### [What to do]
Retype, exactly as they stand, the lines from the start of the data to the line that contains "XAxis, YAxis, CartesianGrid", both ends included. Leave the pictures out.
-*-
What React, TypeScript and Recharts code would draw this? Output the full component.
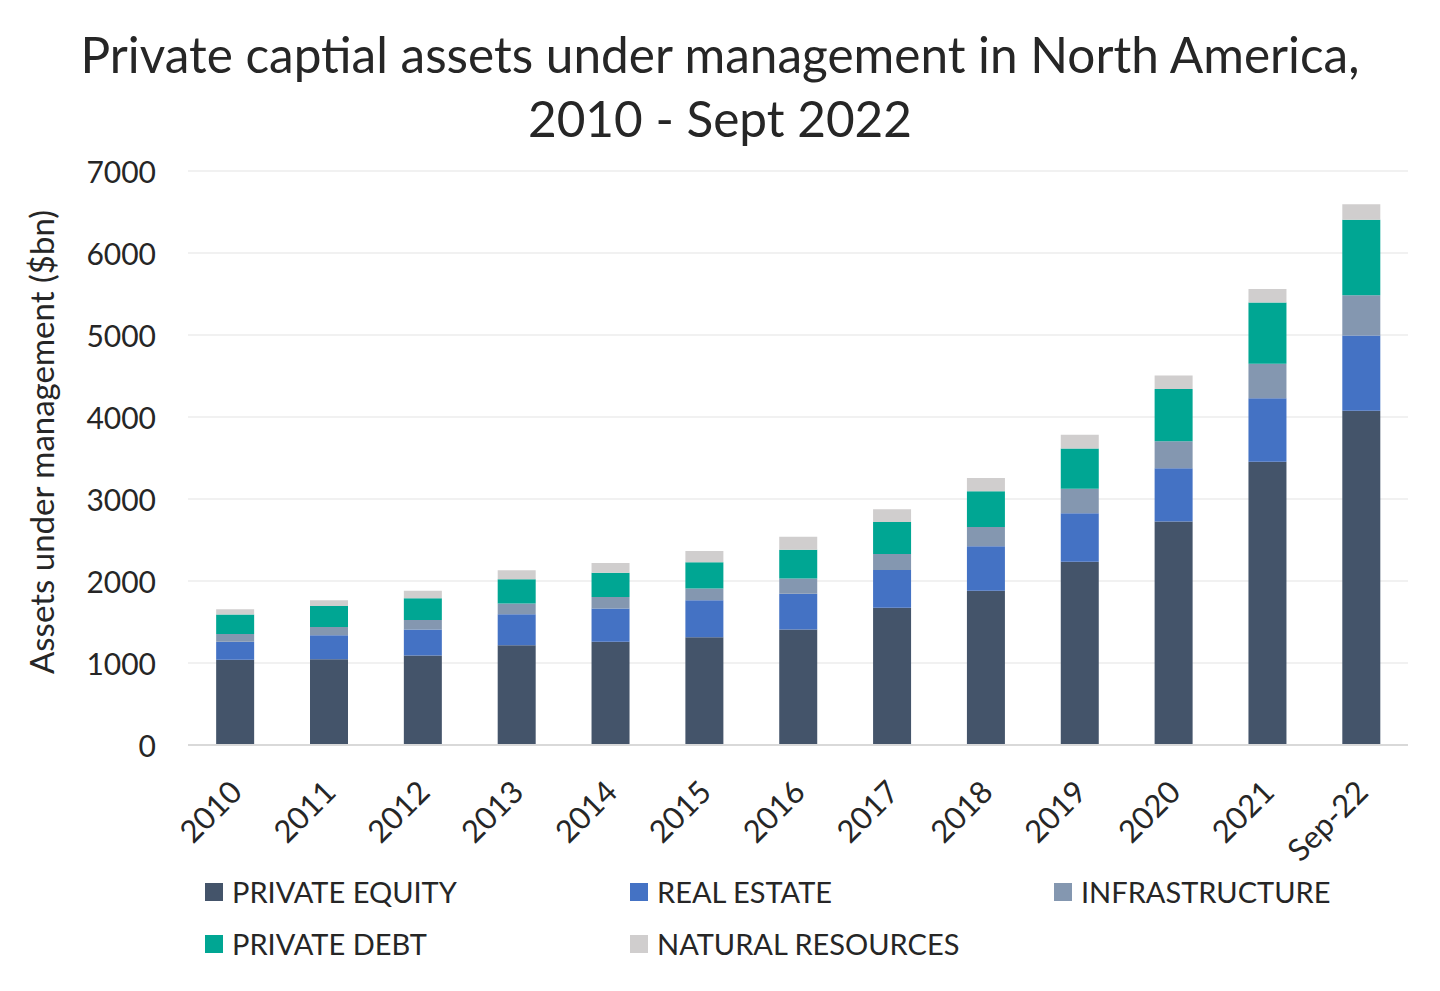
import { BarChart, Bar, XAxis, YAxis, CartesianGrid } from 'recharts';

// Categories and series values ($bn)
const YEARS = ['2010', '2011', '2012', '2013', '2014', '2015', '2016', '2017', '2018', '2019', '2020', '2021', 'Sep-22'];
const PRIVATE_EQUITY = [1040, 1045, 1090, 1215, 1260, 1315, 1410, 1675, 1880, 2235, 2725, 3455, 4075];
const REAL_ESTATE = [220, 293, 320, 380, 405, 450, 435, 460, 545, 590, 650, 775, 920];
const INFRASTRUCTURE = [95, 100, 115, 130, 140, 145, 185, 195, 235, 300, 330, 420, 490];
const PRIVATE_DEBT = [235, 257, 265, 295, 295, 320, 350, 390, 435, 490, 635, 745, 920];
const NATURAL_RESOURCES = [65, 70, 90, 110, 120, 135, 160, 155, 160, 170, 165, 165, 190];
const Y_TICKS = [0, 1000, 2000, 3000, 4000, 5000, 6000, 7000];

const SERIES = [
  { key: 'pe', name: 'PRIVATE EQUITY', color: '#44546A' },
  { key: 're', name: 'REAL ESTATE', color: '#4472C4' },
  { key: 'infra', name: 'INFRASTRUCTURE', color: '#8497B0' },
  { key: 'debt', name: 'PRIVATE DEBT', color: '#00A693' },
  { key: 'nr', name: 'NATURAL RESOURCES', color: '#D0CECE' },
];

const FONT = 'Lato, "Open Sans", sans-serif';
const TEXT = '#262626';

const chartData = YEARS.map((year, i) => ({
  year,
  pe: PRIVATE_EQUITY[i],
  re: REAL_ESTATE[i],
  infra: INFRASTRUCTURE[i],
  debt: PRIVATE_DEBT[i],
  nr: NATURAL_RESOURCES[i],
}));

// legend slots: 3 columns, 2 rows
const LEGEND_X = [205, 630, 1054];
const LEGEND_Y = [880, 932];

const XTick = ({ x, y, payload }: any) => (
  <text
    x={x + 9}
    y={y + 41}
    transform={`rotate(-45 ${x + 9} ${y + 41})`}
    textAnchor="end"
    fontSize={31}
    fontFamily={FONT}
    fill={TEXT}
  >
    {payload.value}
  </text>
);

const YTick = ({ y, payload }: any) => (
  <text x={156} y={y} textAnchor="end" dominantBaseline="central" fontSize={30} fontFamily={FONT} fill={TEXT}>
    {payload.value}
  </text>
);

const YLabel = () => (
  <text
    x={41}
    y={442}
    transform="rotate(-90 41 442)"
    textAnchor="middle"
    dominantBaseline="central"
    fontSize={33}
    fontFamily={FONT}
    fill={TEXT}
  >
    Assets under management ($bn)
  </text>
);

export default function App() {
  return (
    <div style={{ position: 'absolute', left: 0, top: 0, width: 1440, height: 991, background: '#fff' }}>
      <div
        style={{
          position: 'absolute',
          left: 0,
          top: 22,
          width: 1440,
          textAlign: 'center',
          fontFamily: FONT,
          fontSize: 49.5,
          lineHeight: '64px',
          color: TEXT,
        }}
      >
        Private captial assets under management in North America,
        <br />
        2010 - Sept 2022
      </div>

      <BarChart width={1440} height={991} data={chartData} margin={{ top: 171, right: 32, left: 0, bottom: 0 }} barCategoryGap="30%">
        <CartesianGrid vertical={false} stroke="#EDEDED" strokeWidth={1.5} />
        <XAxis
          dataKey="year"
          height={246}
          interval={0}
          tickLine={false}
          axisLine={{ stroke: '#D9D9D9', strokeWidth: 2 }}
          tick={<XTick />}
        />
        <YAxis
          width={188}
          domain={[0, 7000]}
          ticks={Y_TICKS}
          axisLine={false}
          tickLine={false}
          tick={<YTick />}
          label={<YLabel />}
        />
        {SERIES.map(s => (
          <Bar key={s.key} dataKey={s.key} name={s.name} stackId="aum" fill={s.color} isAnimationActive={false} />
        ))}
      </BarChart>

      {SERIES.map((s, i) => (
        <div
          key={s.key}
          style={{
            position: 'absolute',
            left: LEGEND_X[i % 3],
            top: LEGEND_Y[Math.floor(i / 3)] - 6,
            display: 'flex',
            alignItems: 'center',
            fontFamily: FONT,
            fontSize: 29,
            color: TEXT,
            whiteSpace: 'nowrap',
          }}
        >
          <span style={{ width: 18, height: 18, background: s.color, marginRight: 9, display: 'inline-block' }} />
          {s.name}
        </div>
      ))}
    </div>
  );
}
-*-
### [Right answer]
What React, TypeScript and Recharts code would draw this? Output the full component.
import { BarChart, Bar, XAxis, YAxis, CartesianGrid } from 'recharts';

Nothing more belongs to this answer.